Everyone Loves Live Music
The book Everyone Loves Live Music presents the first comprehensive theory of the evolving international field of pop music performances in clubs and festivals and their place in modern society. The book looks beyond the media-centrism and sensationalism that dominate the contemporary images of live music. I argue that the widespread enthusiasm for live music explains the ignorance about the fact that live music is the product of a
commercial exploitation and re-branding of popular forms of musical
performance. Powerful institutions are promoting the idea that everyone loves
live music, but how does this
idea redefine musical culture in society?
Everyone
Loves Live Music introduces a long overdue critical
sociology of musical performance culture as a realm of human experience and of organized
cultural life in modernity.

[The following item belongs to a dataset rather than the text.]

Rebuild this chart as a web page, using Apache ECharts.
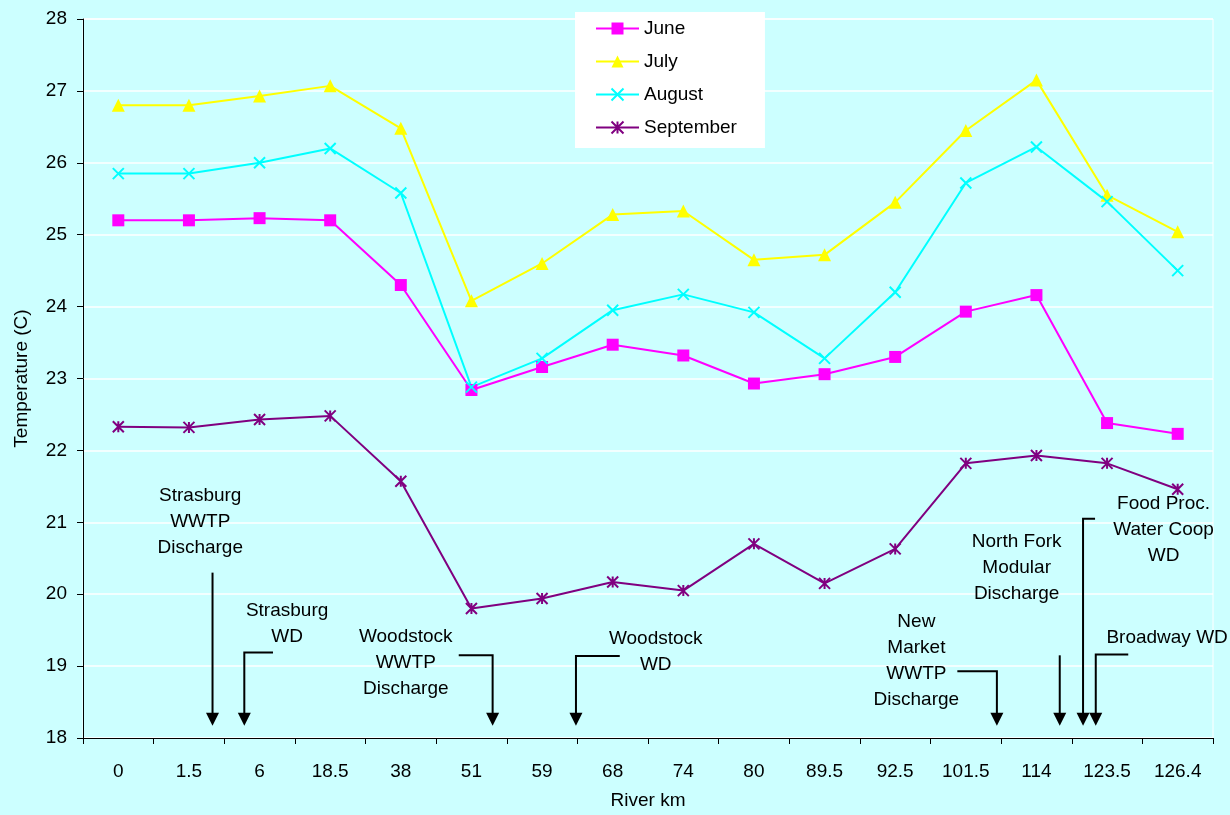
<!DOCTYPE html>
<html>
<head>
<meta charset="utf-8">
<title>River Temperature</title>
<script src="https://cdn.jsdelivr.net/npm/echarts@6/dist/echarts.min.js"></script>
<style>
  html, body { margin: 0; padding: 0; background: #CCFFFF; }
  #chart { width: 1230px; height: 815px; }
</style>
</head>
<body>
<div id="chart"></div>
<script>
// River km stations
const riverKm = ['0', '1.5', '6', '18.5', '38', '51', '59', '68', '74', '80', '89.5', '92.5', '101.5', '114', '123.5', '126.4'];

// Mean water temperature (C) by month
const june      = [25.20, 25.20, 25.23, 25.20, 24.30, 22.84, 23.16, 23.47, 23.32, 22.93, 23.06, 23.30, 23.93, 24.16, 22.38, 22.23];
const july      = [26.80, 26.80, 26.93, 27.07, 26.48, 24.08, 24.60, 25.28, 25.33, 24.65, 24.72, 25.45, 26.45, 27.15, 25.55, 25.04];
const august    = [25.85, 25.85, 26.00, 26.20, 25.58, 22.88, 23.28, 23.95, 24.17, 23.92, 23.28, 24.20, 25.72, 26.22, 25.46, 24.50];
const september = [22.33, 22.32, 22.43, 22.48, 21.57, 19.80, 19.94, 20.17, 20.05, 20.70, 20.15, 20.63, 21.82, 21.93, 21.82, 21.46];

const yTicks = { min: 18, max: 28, step: 1 };

// Discharge / withdrawal points along the river (positions in category units)
const annoLabels = [
  'Strasburg\nWWTP\nDischarge',
  'Strasburg\nWD',
  'Woodstock\nWWTP\nDischarge',
  'Woodstock\nWD',
  'New\nMarket\nWWTP\nDischarge',
  'North Fork\nModular\nDischarge',
  'Food Proc.\nWater Coop\nWD',
  'Broadway WD'
];
const annoLabelX  = [1.16, 2.39, 4.07, 7.61, 11.30, 12.72, 14.80, 14.85];
const annoLabelY  = [21.01, 19.59, 19.04, 19.20, 19.07, 20.37, 20.90, 19.40];
const arrowShaftX = [1.334, 1.784, 5.30, 6.48, 12.44, 13.33, 13.66, 13.84];
const arrowElbowX = [1.334, 2.19, 4.82, 7.10, 11.88, 13.33, 13.83, 14.30];
const arrowTopY   = [20.30, 19.19, 19.15, 19.14, 18.93, 19.15, 21.05, 19.16];
const arrowTipY   = 18.17;

const FONT = "'Liberation Sans', Arial, sans-serif";
const FS = 19;

const crossPath = 'path://M0,0L10,10M10,0L0,10';
const starPath  = 'path://M0,0L10,10M10,0L0,10M5,0L5,10';

function monthSeries(name, data, color, symbol, size) {
  return {
    name: name,
    type: 'line',
    data: data,
    xAxisIndex: 0,
    yAxisIndex: 0,
    symbol: symbol,
    symbolSize: size,
    lineStyle: { color: color, width: 2 },
    itemStyle: { color: color, borderColor: color, borderWidth: (symbol.indexOf('path://') === 0) ? 2 : 0 },
    emphasis: { disabled: true },
    z: 3
  };
}

const arrowData = arrowShaftX.map((x, i) => [arrowElbowX[i], x, arrowTopY[i]]);
const labelData = annoLabels.map((t, i) => ({ name: t, value: [annoLabelX[i], annoLabelY[i]] }));

const chart = echarts.init(document.getElementById('chart'), null, { renderer: 'canvas' });

chart.setOption({
  backgroundColor: '#CCFFFF',
  animation: false,
  textStyle: { fontFamily: FONT },
  legend: {
    orient: 'vertical',
    left: 575,
    top: 12,
    backgroundColor: '#FFFFFF',
    padding: [7, 28, 11, 20],
    itemWidth: 43,
    itemHeight: 15,
    itemGap: 14,
    textStyle: { fontFamily: FONT, fontSize: FS, color: '#000' },
    data: ['June', 'July', 'August', 'September']
  },
  grid: {
    left: 83, right: 17, top: 19, bottom: 75,
    show: true, borderColor: '#FFFFFF', borderWidth: 1, backgroundColor: 'transparent'
  },
  xAxis: [
    {
      type: 'category',
      data: riverKm,
      boundaryGap: true,
      name: 'River km',
      nameLocation: 'middle',
      nameGap: 53,
      nameTextStyle: { fontFamily: FONT, fontSize: FS, color: '#000' },
      axisLine: { onZero: false, lineStyle: { color: '#000', width: 1 } },
      axisTick: { show: true, length: 6, alignWithLabel: false, lineStyle: { color: '#000' } },
      axisLabel: { fontFamily: FONT, fontSize: FS, color: '#000', margin: 24, interval: 0 },
      splitLine: { show: false }
    },
    {
      type: 'value',
      min: -0.5,
      max: riverKm.length - 0.5,
      show: false
    }
  ],
  yAxis: {
    type: 'value',
    min: yTicks.min,
    max: yTicks.max,
    interval: yTicks.step,
    name: 'Temperature (C)',
    nameLocation: 'middle',
    nameGap: 52,
    nameTextStyle: { fontFamily: FONT, fontSize: FS, color: '#000' },
    axisLine: { show: true, onZero: false, lineStyle: { color: '#000', width: 1 } },
    axisTick: { show: true, length: 6, lineStyle: { color: '#000' } },
    axisLabel: { fontFamily: FONT, fontSize: FS, color: '#000', margin: 16 },
    splitLine: { show: true, lineStyle: { color: '#FFFFFF', width: 1.5 } }
  },
  series: [
    monthSeries('June', june, '#FF00FF', 'rect', 12),
    monthSeries('July', july, '#FFFF00', 'triangle', 13),
    monthSeries('August', august, '#00FFFF', crossPath, 11),
    monthSeries('September', september, '#800080', starPath, 11),
    {
      // arrows marking discharge and withdrawal points
      type: 'custom',
      xAxisIndex: 1,
      yAxisIndex: 0,
      silent: true,
      z: 4,
      data: arrowData,
      renderItem: function (params, api) {
        const top = api.coord([api.value(0), api.value(2)]);
        const corner = api.coord([api.value(1), api.value(2)]);
        const tip = api.coord([api.value(1), arrowTipY]);
        const head = 13, half = 6.5;
        return {
          type: 'group',
          children: [
            {
              type: 'polyline',
              shape: { points: [top, corner, [tip[0], tip[1] - head + 2]] },
              style: { stroke: '#000', lineWidth: 2, fill: null }
            },
            {
              type: 'polygon',
              shape: { points: [[tip[0] - half, tip[1] - head], [tip[0] + half, tip[1] - head], [tip[0], tip[1]]] },
              style: { fill: '#000', stroke: null }
            }
          ]
        };
      }
    },
    {
      // text of the discharge / withdrawal points
      type: 'scatter',
      xAxisIndex: 1,
      yAxisIndex: 0,
      silent: true,
      symbolSize: 0,
      itemStyle: { opacity: 1 },
      z: 4,
      data: labelData,
      label: {
        show: true,
        position: 'inside',
        formatter: '{b}',
        fontFamily: FONT,
        fontSize: FS,
        lineHeight: 26,
        color: '#000',
        opacity: 1,
        textBorderWidth: 0,
        textBorderColor: 'transparent',
        align: 'center',
        verticalAlign: 'middle'
      }
    }
  ]
});
</script>
</body>
</html>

The book investigates the ongoing social
structuring of the human condition in musical performance, from the bourgeois secular
citizenship that defined the concert hall and the music festival in the eighteenth
century to the global consumer cultures dominating contemporary clubs and
festivals. It introduces a theoretical framework for understanding performance
in the broader landscape of organized musical life across the Global North, highlighting
outlook and functions of commercial institutions in seasonal leisure domains. The
book focuses on two central institutions of popular music performance, the club
and the festival, both of which emerged in neo-bohemian scenes and transformed as
promoters adapted to new urban populations and turned to more popular forms of music
in situations of growing market competition within evolving media flows across
the Global North. Throughout the inquiry, commercial institutions are analyzed
as agents in music and cultural life with the wider aim of revitalizing critical
humanist knowledge interests in organized cultural life. The book is written
for the interested reader, musicians, fans, and the academic fields of music
studies, sociology, performance studies, and cultural history.